ウラドダルには、もう一つの使い道があります。
それは、ティファンです。ワダ、ドーサ、イドゥリ、などの、インドの軽食類の生地になります。挽いて使います。
ただ、ティファンに使うには、圧倒的に、次のウラドホールが優れています。
●ウラドホール urad whole
ケツルアズキの、皮を取ったものです。挽き割りではありません。
この豆の用途は、ほぼティファン一択です。
上の写真のドーナツは、ワダというティファンです。ティファンについての詳細はまた別項にて。
挽き割りのウラドダルと違い、胚芽が含まれているため、挽いて生地にしたときに、びっくりするほどの違いが出ます。理想のティファンは、これなしでは考えられないほどです。
ティファンづくりがうまくいかない方は、まずはこれを試してみてください。
入手性が悪いですが、手間がかかっても、手に入れる価値はあります。
●チャナダル chana dal
ひよこ豆の挽き割りです。
カレーとしての使い道は、クートゥカリ、ダルチャ、等です。味が濃いので、用途が限られます。南インド屋では、ほとんど使いません。
煮崩して、ムングダルやトゥールダルのように、クートゥにもつかいます。
また、ウラドダルと同じように、油で炒めたり、挽いてミックススパイスに使うこともあります。

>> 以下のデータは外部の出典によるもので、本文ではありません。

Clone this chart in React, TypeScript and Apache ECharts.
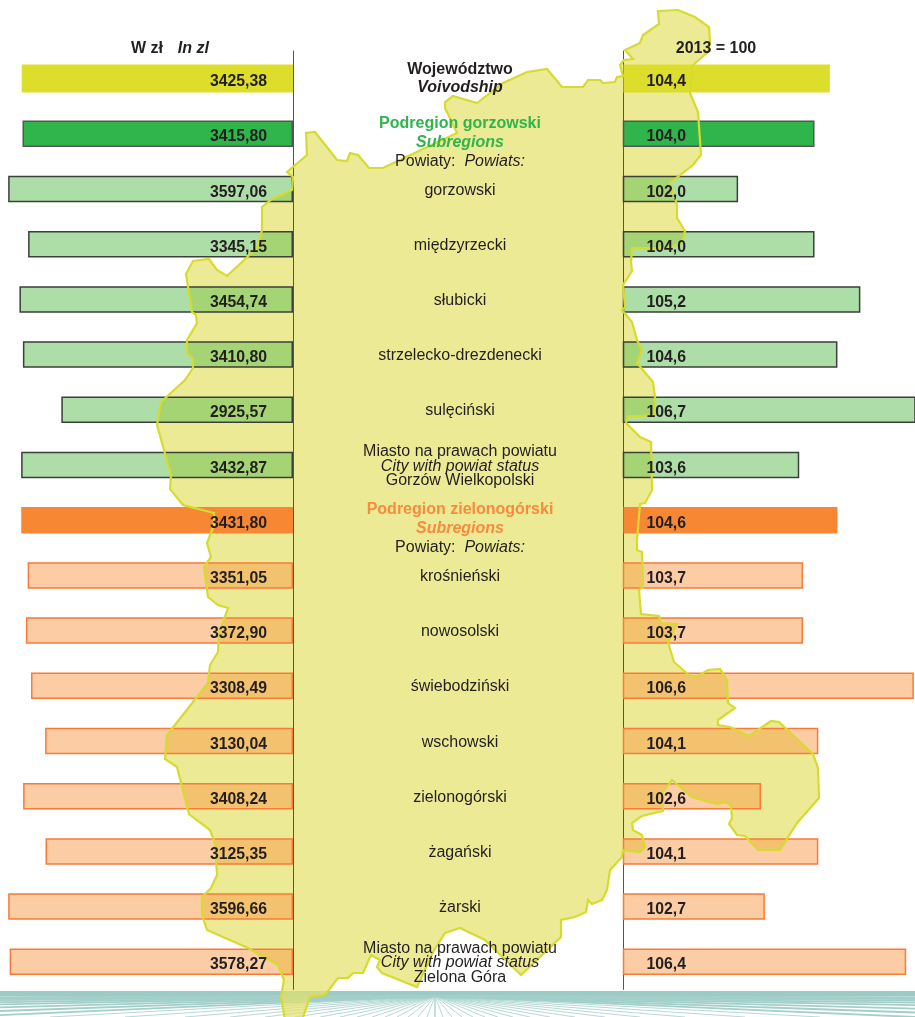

南インド屋におけるチャナダルの最大の用途は、ポディという豆のふりかけです。軽く炒ったものを、塩、スパイスと合わせて挽いたもので、ご飯にかけて食べます。ご飯にこのポディと、ギーをかけると、背徳の味になります。ポディの作り方も、追って紹介します。
●チャナ chana カラチャナ kala chana
チャナはひよこ豆、カラチャナは、皮付きのひよこ豆です。
チャナは、チャナチャット、チャナスンダル、あとはムスリム系の料理だとわりと使うようですが、南インド屋では全く使わないので、写真がありません。
カラチャナは、クートゥカリくらいにしか使いません。皮は歯ごたえがありますが、滋味があっておいしいのです。
どちらも、一晩水に浸してから茹でます。茹でた後は、そのまま茹で汁に浸しておくと、茹で汁を吸っておいしくなります。
●赤インゲン豆 (レッドロビア) rajima (red lobia)
赤インゲン豆です。インド料理にも使うのですね。
煮るとねっとりとした食感と甘みで、主張の強い豆です。
南インド屋では、カボチャとココナッツミルクで煮る、オーランに使います。
南インド料理での、他の使い道は思い当たりません。北インドや、ネパール料理の豆カレーに使うようです。味が濃い豆なので、しっかりとした味をつけるようです。
こちらも一晩水に浸してから茹でます。
と、ここまで豆を紹介してきましたが、なんということはありません、ムングダルとトゥールダルだけを揃えて頂ければ、さしあたって不自由はしないと思います。余裕があれば、残り5種類も揃えると、楽しくなります。
あとは、マスルダルでも、pigeon peasでも、black eyed beansでも、そこまでいけばあなたは立派な豆好きです。